Egypt reports 57th human case of bird flu

CAIRO, March 4 (Xinhua) -- An Egyptian boy at the age of two years and eight months has contracted bird flu virus, bringing the number of human case of the avian influenza to 57 in the country, a Health Ministry spokesman said Wednesday.
The boy, Abdullah Nagy Amran, comes from the northern Egyptian governorate of Alexandria, some 220 km northwest of Cairo, the state MENA news agency quoted the spokesman Abdel Rahman Shahine as saying.

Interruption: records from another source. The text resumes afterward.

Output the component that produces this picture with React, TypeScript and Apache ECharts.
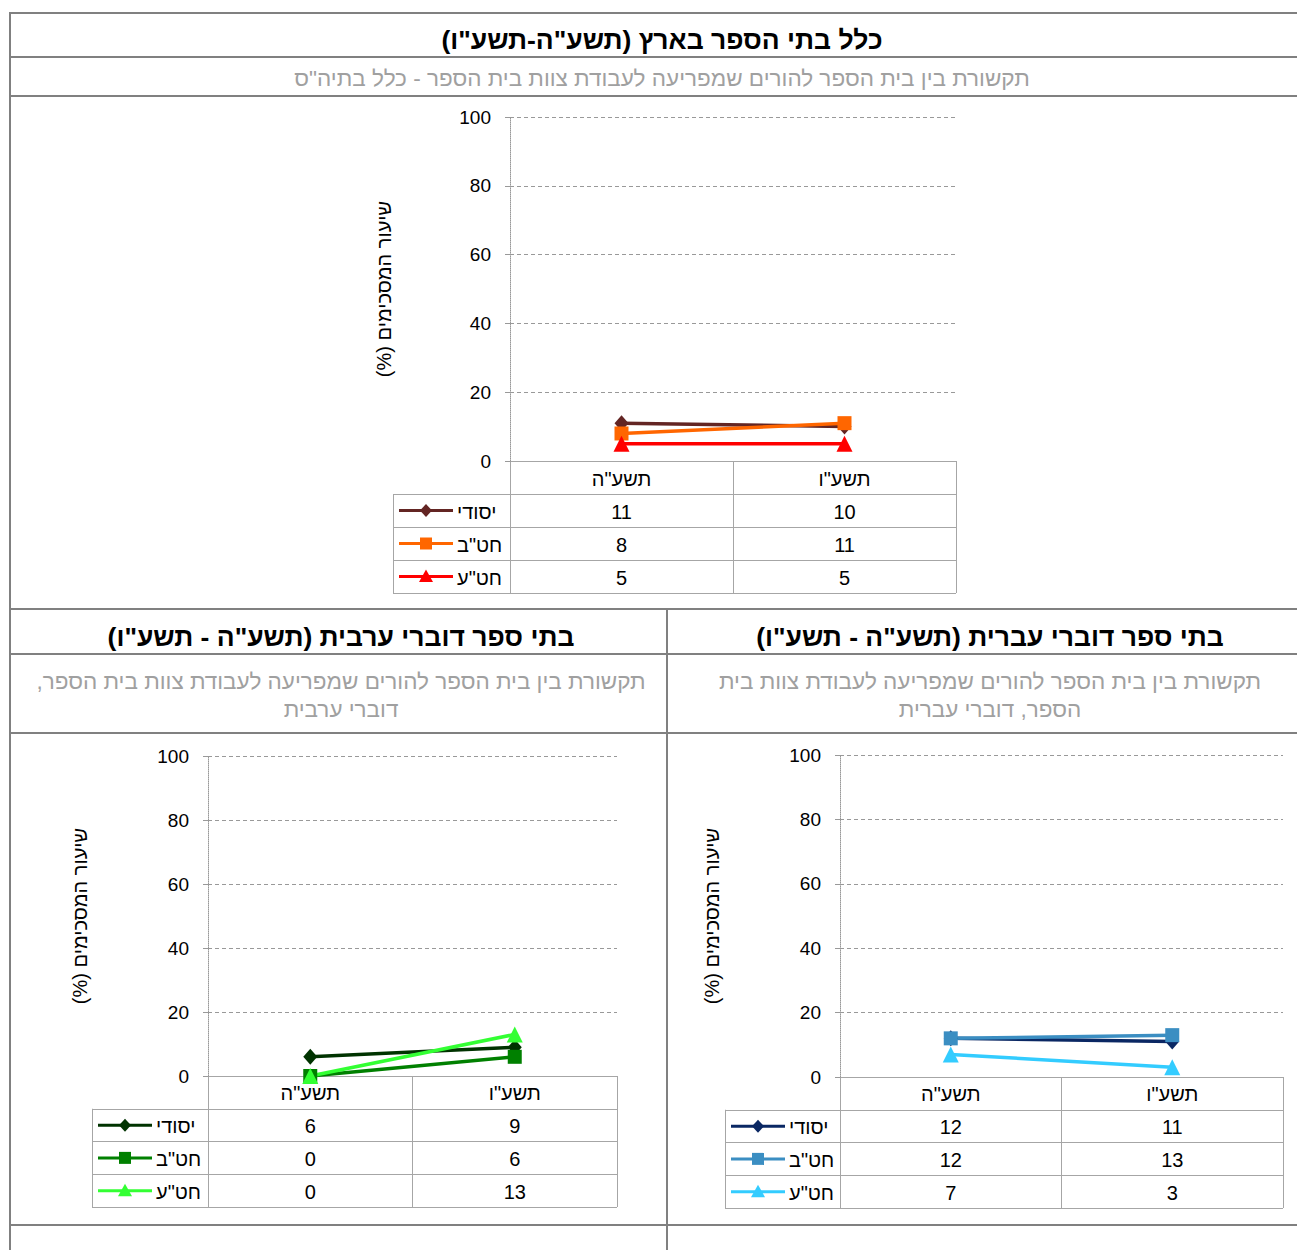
import React, { useEffect, useRef } from 'react';
import * as echarts from 'echarts';

// ---------- data ----------
const years = ['תשע"ה', 'תשע"ו'];
const levels = ['יסודי', 'חט"ב', 'חט"ע'];

const allYesodi = [11, 10];
const allHatab = [8, 11];
const allHatae = [5, 5];

const arabYesodi = [6, 9];
const arabHatab = [0, 6];
const arabHatae = [0, 13];

const hebYesodi = [12, 11];
const hebHatab = [12, 13];
const hebHatae = [7, 3];

const yMin = 0;
const yMax = 100;
const yStep = 20;

const yName = 'שיעור המסכימים (%)';

// ---------- styles / layout ----------
const FONT = '"Liberation Sans", "DejaVu Sans", Arial, sans-serif';
const TABLE = '#a6a6a6';
const BORDER = '#808080';
const RLM = '\u200F';
const rtl = (s: string) => s.split('\n').map((l) => RLM + l + RLM).join('\n');

const panels = [
  {
    title: 'כלל בתי הספר בארץ (תשע"ה-תשע"ו)',
    subtitle: 'תקשורת בין בית הספר להורים שמפריעה לעבודת צוות בית הספר - כלל בתיה"ס',
    cx: 662, titleY: 40, subY: 78,
    plot: [510, 117, 446, 344], tableH: 132, keyLeft: 393, nameGap: 116,
    colors: ['#632523', '#ff6600', '#ff0000'],
    series: [allYesodi, allHatab, allHatae],
  },
  {
    title: 'בתי ספר דוברי ערבית (תשע"ה - תשע"ו)',
    subtitle: 'תקשורת בין בית הספר להורים שמפריעה לעבודת צוות בית הספר,\nדוברי ערבית',
    cx: 341, titleY: 637, subY: 695,
    plot: [208, 756, 409, 320], tableH: 131, keyLeft: 92, nameGap: 118,
    colors: ['#003300', '#008000', '#33ff33'],
    series: [arabYesodi, arabHatab, arabHatae],
  },
  {
    title: 'בתי ספר דוברי עברית (תשע"ה - תשע"ו)',
    subtitle: 'תקשורת בין בית הספר להורים שמפריעה לעבודת צוות בית\nהספר, דוברי עברית',
    cx: 990, titleY: 637, subY: 695,
    plot: [840, 755, 443, 322], tableH: 131, keyLeft: 725, nameGap: 118,
    colors: ['#0a2763', '#3b8ec2', '#33ccff'],
    series: [hebYesodi, hebHatab, hebHatae],
  },
];

const symbols = ['diamond', 'rect', 'triangle'];
const symbolSizes: any[] = [[14, 16], 14, 16];

function markerShape(k: number, x: number, y: number, color: string) {
  if (k === 0) {
    return { type: 'polygon', shape: { points: [[x, y - 6.5], [x + 6, y], [x, y + 6.5], [x - 6, y]] }, style: { fill: color } };
  }
  if (k === 1) {
    return { type: 'rect', shape: { x: x - 6, y: y - 6, width: 12, height: 12 }, style: { fill: color } };
  }
  return { type: 'polygon', shape: { points: [[x, y - 7], [x + 7, y + 5.5], [x - 7, y + 5.5]] }, style: { fill: color } };
}

function buildOption() {
  const grid: any[] = [];
  const xAxis: any[] = [];
  const yAxis: any[] = [];
  const series: any[] = [];
  const title: any[] = [];

  const hiddenCat = (gridIndex: number, data: string[], inverse = false) => ({
    type: 'category',
    gridIndex,
    data,
    inverse,
    boundaryGap: true,
    axisLine: { show: false },
    axisTick: { show: false },
    axisLabel: { show: false, interval: 0 },
    splitLine: { show: true, interval: 0, lineStyle: { color: TABLE, width: 1 } },
  });

  panels.forEach((p, i) => {
    const [L, T, W, H] = p.plot;
    const rowH = p.tableH / 4;
    const g = i * 3;

    grid.push({ left: L, top: T, width: W, height: H, outerBoundsMode: 'none' });
    grid.push({ left: L, top: T + H, width: W, height: p.tableH, outerBoundsMode: 'none' });
    grid.push({ left: p.keyLeft, top: T + H + rowH, width: L - p.keyLeft, height: p.tableH - rowH, outerBoundsMode: 'none' });

    xAxis.push({
      type: 'category', gridIndex: g, data: years, boundaryGap: true,
      axisLine: { show: false }, axisTick: { show: false }, axisLabel: { show: false }, splitLine: { show: false },
    });
    xAxis.push(hiddenCat(g + 1, years));
    xAxis.push(hiddenCat(g + 2, ['']));

    yAxis.push({
      type: 'value', gridIndex: g, min: yMin, max: yMax, interval: yStep,
      name: rtl(yName), nameLocation: 'middle', nameRotate: 90, nameGap: p.nameGap,
      nameTextStyle: { fontSize: 20, color: '#000', fontFamily: FONT },
      axisLine: { show: true, lineStyle: { color: '#999', type: 'dotted', width: 1 } },
      axisTick: { show: true, length: 5, inside: false, lineStyle: { color: '#999' } },
      axisLabel: { fontSize: 19, color: '#000', margin: 19, fontFamily: FONT },
      splitLine: { show: true, lineStyle: { color: '#999', type: [4, 3], width: 1 } },
    });
    yAxis.push(hiddenCat(g + 1, ['hdr', ...levels], true));
    yAxis.push(hiddenCat(g + 2, levels, true));

    // line series
    p.series.forEach((vals, k) => {
      series.push({
        type: 'line', name: levels[k], xAxisIndex: g, yAxisIndex: g, data: vals,
        symbol: symbols[k], symbolSize: symbolSizes[k], showAllSymbol: true,
        lineStyle: { width: 3.5, color: p.colors[k] }, itemStyle: { color: p.colors[k] },
        z: 5, silent: true,
      });
    });

    // data table cells
    const cellText: string[] = [];
    const cellData: number[][] = [];
    years.forEach((y, c) => { cellData.push([c, 0]); cellText.push(rtl(y)); });
    p.series.forEach((vals, r) => vals.forEach((v, c) => { cellData.push([c, r + 1]); cellText.push(String(v)); }));
    series.push({
      type: 'custom', xAxisIndex: g + 1, yAxisIndex: g + 1, data: cellData, encode: { x: 0, y: 1 }, silent: true,
      renderItem: (params: any, api: any) => {
        const pt = api.coord([api.value(0), api.value(1)]);
        return {
          type: 'text', x: pt[0], y: pt[1] + 1,
          style: { text: cellText[params.dataIndex], align: 'center', verticalAlign: 'middle', fontSize: 20, fontFamily: FONT, fill: '#000' },
        };
      },
    });

    // legend keys column
    series.push({
      type: 'custom', xAxisIndex: g + 2, yAxisIndex: g + 2, data: levels.map((_, r) => [0, r]), encode: { x: 0, y: 1 }, silent: true,
      renderItem: (params: any, api: any) => {
        const r = api.value(1);
        const pt = api.coord([0, r]);
        const sz = api.size([1, 1]);
        const left = pt[0] - sz[0] / 2;
        const y = pt[1];
        const color = p.colors[r];
        return {
          type: 'group',
          children: [
            { type: 'line', shape: { x1: left + 6, y1: y, x2: left + 60, y2: y }, style: { stroke: color, lineWidth: 3 } },
            markerShape(r, left + 33, y, color),
            { type: 'text', x: left + 64, y: y + 1, style: { text: rtl(levels[r]), align: 'left', verticalAlign: 'middle', fontSize: 20, fontFamily: FONT, fill: '#000' } },
          ],
        };
      },
    });

    title.push({
      text: rtl(p.title), left: p.cx, top: p.titleY, textAlign: 'center', textVerticalAlign: 'middle', padding: 0,
      textStyle: { fontSize: 26.5, fontWeight: 'bold', color: '#000', fontFamily: FONT },
    });
    title.push({
      text: rtl(p.subtitle), left: p.cx, top: p.subY, textAlign: 'center', textVerticalAlign: 'middle', padding: 0,
      textStyle: { fontSize: 22.5, fontWeight: 'normal', color: '#a0a0a0', lineHeight: 28, fontFamily: FONT },
    });
  });

  const hLines = [13, 57, 96, 609, 654, 733, 1225];
  const graphic: any[] = hLines.map((y) => ({
    type: 'line', silent: true, shape: { x1: 10, y1: y, x2: 1297, y2: y }, style: { stroke: BORDER, lineWidth: 2 },
  }));
  graphic.push({ type: 'line', silent: true, shape: { x1: 10, y1: 12, x2: 10, y2: 1250 }, style: { stroke: BORDER, lineWidth: 2 } });
  graphic.push({ type: 'line', silent: true, shape: { x1: 667, y1: 609, x2: 667, y2: 1250 }, style: { stroke: BORDER, lineWidth: 2 } });

  return {
    animation: false,
    backgroundColor: '#ffffff',
    textStyle: { fontFamily: FONT },
    title,
    grid,
    xAxis,
    yAxis,
    series,
    graphic,
  };
}

export default function App() {
  const ref = useRef<HTMLDivElement>(null);
  useEffect(() => {
    const chart = echarts.init(ref.current!, null, { renderer: 'svg' });
    chart.setOption(buildOption() as any);
    return () => chart.dispose();
  }, []);
  return <div ref={ref} style={{ position: 'absolute', left: 0, top: 0, width: 1297, height: 1250 }} />;
}
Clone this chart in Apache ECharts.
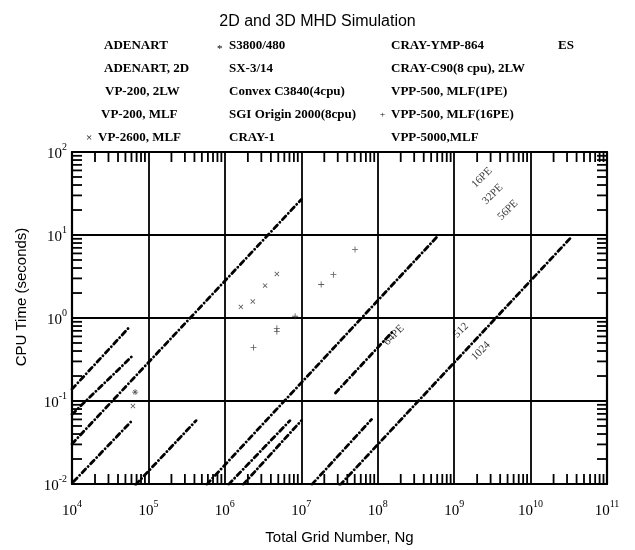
<!DOCTYPE html>
<html>
<head>
<meta charset="utf-8">
<script src="https://cdn.jsdelivr.net/npm/echarts@6/dist/echarts.min.js"></script>
<style>html,body{margin:0;padding:0;background:#fff}#c{width:635px;height:550px}</style>
</head>
<body>
<div id="c"></div>
<script>
// ---- data ----
const titleText = '2D and 3D MHD Simulation';
const xAxisTitle = 'Total Grid Number, Ng';
const yAxisTitle = 'CPU Time (seconds)';
const xDecades = [4, 5, 6, 7, 8, 9, 10, 11];
const yDecades = [-2, -1, 0, 1, 2];
const minorMult = [2, 3, 4, 5, 6, 7, 8, 9];

// straight performance lines (endpoints)
const lineStartN = [1e4, 1e4, 1e4, 1.05e4, 6.8e4, 5.8e5, 1.12e6, 1.74e6, 1.38e7, 3.2e7, 2.8e7];
const lineStartT = [0.139, 0.069, 0.0304, 0.0107, 0.0098, 0.0099, 0.0099, 0.0099, 0.0099, 0.0097, 0.125];
const lineEndN = [5.8e4, 6e4, 1e7, 6.1e4, 4.2e5, 5.9e8, 7.1e6, 1e7, 8.3e7, 3.4e10, 1.6e8];
const lineEndT = [0.80, 0.34, 26.8, 0.058, 0.058, 9.4, 0.058, 0.058, 0.06, 9.4, 0.70];

// scatter marks
const crossN = [6.27e4, 1.62e6, 2.32e6, 3.36e6, 4.79e6];
const crossT = [0.087, 1.36, 1.58, 2.46, 3.39];
const plusN = [2.37e6, 4.79e6, 4.79e6, 8.3e6, 1.82e7, 2.63e7, 5.05e7];
const plusT = [0.44, 0.69, 0.75, 1.05, 2.53, 3.33, 6.7];
const starN = [6.7e4];
const starT = [0.128];

// in-plot annotations
const noteText = ['16PE', '32PE', '56PE', '64PE', '512', '1024'];
const noteN = [2.31e9, 3.2e9, 5.05e9, 1.63e8, 1.23e9, 2.24e9];
const noteT = [49, 31, 20, 0.62, 0.71, 0.40];

// legend text (columns)
const legendCol1 = ['ADENART', 'ADENART, 2D', 'VP-200, 2LW', 'VP-200, MLF', 'VP-2600, MLF'];
const legendCol2 = ['S3800/480', 'SX-3/14', 'Convex C3840(4cpu)', 'SGI Origin 2000(8cpu)', 'CRAY-1'];
const legendCol3 = ['CRAY-YMP-864', 'CRAY-C90(8 cpu), 2LW', 'VPP-500, MLF(1PE)', 'VPP-500, MLF(16PE)', 'VPP-5000,MLF'];
const legendCol4 = ['ES'];

// ---- build ----
const SERIF = '"Liberation Serif", "Times New Roman", serif';
const SANS = '"Liberation Sans", Arial, sans-serif';

const xMinor = [];
xDecades.slice(0, -1).forEach(d => minorMult.forEach(m => xMinor.push([m * Math.pow(10, d), 1])));
const yMinor = [];
yDecades.slice(0, -1).forEach(d => minorMult.forEach(m => yMinor.push([1e5, m * Math.pow(10, d)])));

const PLUS = 'path://M4.3,0H5.7V4.3H10V5.7H5.7V10H4.3V5.7H0V4.3H4.3Z';
const STAR = 'path://M4.4,0H5.6V4.4H10V5.6H5.6V10H4.4V5.6H0V4.4H4.4Z M1.2,2L2,1.2L5,4.2L8,1.2L8.8,2L5.8,5L8.8,8L8,8.8L5,5.8L2,8.8L1.2,8L4.2,5Z';

function expLabel(v) {
  const e = Math.round(Math.log10(v));
  return '{b|10}{s|' + (e < 0 ? '-' + (-e) : e) + '}';
}
const richLab = {
  b: { fontSize: 15, fontFamily: SERIF, color: '#000', lineHeight: 20, verticalAlign: 'bottom' },
  s: { fontSize: 10, fontFamily: SERIF, color: '#000', lineHeight: 12, verticalAlign: 'top' }
};

const series = [];
for (let i = 0; i < lineStartN.length; i++) {
  series.push({
    type: 'line', xAxisIndex: 0, yAxisIndex: 0, showSymbol: false, silent: true,
    data: [[lineStartN[i], lineStartT[i]], [lineEndN[i], lineEndT[i]]],
    lineStyle: { color: '#000', width: 2.8, type: [5, 3.6, 0.1, 3.6], cap: 'round' },
    z: 3
  });
}
series.push({ type: 'scatter', symbol: PLUS, symbolRotate: 45, symbolSize: 6,
  itemStyle: { color: '#333' }, data: crossN.map((n, i) => [n, crossT[i]]), z: 4 });
series.push({ type: 'scatter', symbol: PLUS, symbolSize: 6,
  itemStyle: { color: '#333' }, data: plusN.map((n, i) => [n, plusT[i]]), z: 4 });
series.push({ type: 'scatter', symbol: STAR, symbolSize: 6,
  itemStyle: { color: '#333' }, data: starN.map((n, i) => [n, starT[i]]), z: 4 });
series.push({ type: 'scatter', symbolSize: 1, itemStyle: { color: 'rgba(0,0,0,0)' },
  data: noteN.map((n, i) => ({ value: [n, noteT[i]], name: noteText[i] })),
  label: { show: true, position: 'inside', rotate: 45, formatter: p => p.name,
    fontFamily: SERIF, fontSize: 11, color: '#000' }, z: 5 });

// minor ticks drawn through the axes' scales
series.push({
  type: 'custom', clip: false, silent: true, z: 6, data: xMinor,
  renderItem: (params, api) => {
    const cs = params.coordSys;
    const x = api.coord([api.value(0), 1])[0];
    const st = { stroke: '#000', lineWidth: 1.8 };
    return { type: 'group', children: [
      { type: 'line', shape: { x1: x, y1: cs.y + cs.height, x2: x, y2: cs.y + cs.height - 10 }, style: st },
      { type: 'line', shape: { x1: x, y1: cs.y, x2: x, y2: cs.y + 10 }, style: st }
    ]};
  }
});
series.push({
  type: 'custom', clip: false, silent: true, z: 6, data: yMinor,
  renderItem: (params, api) => {
    const cs = params.coordSys;
    const y = api.coord([1e5, api.value(1)])[1];
    const st = { stroke: '#000', lineWidth: 1.8 };
    return { type: 'group', children: [
      { type: 'line', shape: { x1: cs.x, y1: y, x2: cs.x + 10, y2: y }, style: st },
      { type: 'line', shape: { x1: cs.x + cs.width, y1: y, x2: cs.x + cs.width - 10, y2: y }, style: st }
    ]};
  }
});

// legend texts
const graphics = [];
const rowY = [46, 69, 92, 115, 138];
const legFont = { fontSize: 13, fontWeight: 'bold', fontFamily: SERIF, fill: '#000', verticalAlign: 'middle', align: 'left' };
function addText(txt, x, y, extra) {
  graphics.push({ type: 'text', x: x, y: y, silent: true, style: Object.assign({}, legFont, { text: txt }, extra || {}) });
}
const col1X = [104, 104, 105, 101, 98];
legendCol1.forEach((t, i) => addText(t, col1X[i], rowY[i]));
legendCol2.forEach((t, i) => addText(t, 229, rowY[i]));
legendCol3.forEach((t, i) => addText(t, 391, rowY[i]));
legendCol4.forEach((t, i) => addText(t, 558, rowY[i]));
addText('*', 217, rowY[0] + 3, { fontSize: 11, fontWeight: 'normal' });
addText('+', 380, rowY[3], { fontSize: 9, fontWeight: 'normal' });
addText('×', 86, rowY[4], { fontSize: 11, fontWeight: 'normal' });
graphics.push({ type: 'text', x: 22, y: 297, rotation: Math.PI / 2, silent: true,
  style: { text: yAxisTitle, fontSize: 15, fontFamily: SANS, fill: '#000', align: 'center', verticalAlign: 'middle' } });

const axisCommon = {
  type: 'log', logBase: 10, interval: 1,
  axisLine: { show: true, lineStyle: { color: '#000', width: 2.2 } },
  axisTick: { show: false },
  minorTick: { show: false },
  splitLine: { show: false }
};

const option = {
  backgroundColor: '#fff',
  animation: false,
  title: { text: titleText, left: 'center', top: 9,
    textStyle: { fontSize: 16, fontWeight: 'normal', fontFamily: SANS, color: '#000' } },
  grid: { left: 72, right: 28, top: 152, bottom: 61 },
  xAxis: [
    Object.assign({}, axisCommon, { position: 'bottom', min: 1e4, max: 1e11,
      name: xAxisTitle, nameLocation: 'middle', nameGap: 46,
      nameTextStyle: { fontSize: 15, fontFamily: SANS, color: '#000' },
      splitLine: { show: true, lineStyle: { color: '#000', width: 1.8 } },
      axisLabel: { show: true, margin: 15, formatter: expLabel, rich: richLab } }),
    Object.assign({}, axisCommon, { position: 'top', min: 1e4, max: 1e11, axisLabel: { show: false } })
  ],
  yAxis: [
    Object.assign({}, axisCommon, { position: 'left', min: 0.01, max: 100,
      splitLine: { show: true, lineStyle: { color: '#000', width: 1.8 } },
      axisLabel: { show: true, margin: 5, formatter: expLabel, rich: richLab } }),
    Object.assign({}, axisCommon, { position: 'right', min: 0.01, max: 100, axisLabel: { show: false } })
  ],
  graphic: graphics,
  series: series
};

const chart = echarts.init(document.getElementById('c'), null, { renderer: 'canvas' });
chart.setOption(option);
</script>
</body>
</html>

The boy showed symptoms after contacting with dead birds on Wednesday, and he is in a stable condition after being admitted to a hospital and given the antiviral drug Tamiflu, said Shahine.
This is the second human case of bird flu less than a week in Egypt, where millions of families raise poultry as a source of food and income.
On Sunday, Egyptian Health Ministry confirmed that two-year-old boy Youssef Abdel-Azim from Fayoum governorate, some 85 km south of Cairo, was infected with bird flu virus.
Egypt is the most affected country by the deadly avian influenza outside Asia. It reported its first H5N1 virus in dead poultry in February 2006 and the first human case in March of the same year.
According to the World Health Organization (WHO), some 409 people in 15 countries and regions have contracted the virus and 256 of them died of the disease as of March 2.